Likier Jägermeister to ostatni alkohol w moim przeglądzie bitterów. I dobrze, bo prawdę mówiąc tęsknię już trochę za dobrymi whisky. Pomimo, iż mam w rękawie kilka szkockich blendów i whisky kanadyjskich, po przeglądzie whiskey irlandzkich z pewnością będę chciał skupić się na dobrej dawce dobrych maltów. Spodziewajcie się tego!

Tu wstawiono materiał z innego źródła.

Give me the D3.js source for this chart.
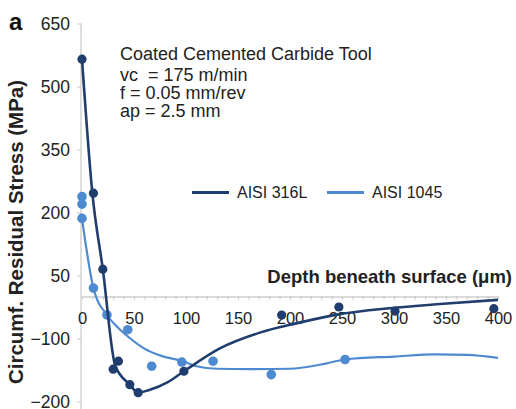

Jak smakuje likier Jägermeister?
Typ alkoholu:
likier ziołowy
Wiek:
bez informacji o wieku
Oko:
otwierając –> Zielona prostopadłościenna butelka z lekko wklęsłymi bokami i bardzo krótką szyjką. Na etykiecie charakterystyczny jeleń. Lekko nowoczesne wzornictwo aptecznej butelki sprawia, iż tak samo dobrze pasuje do baru jak i do kredensu.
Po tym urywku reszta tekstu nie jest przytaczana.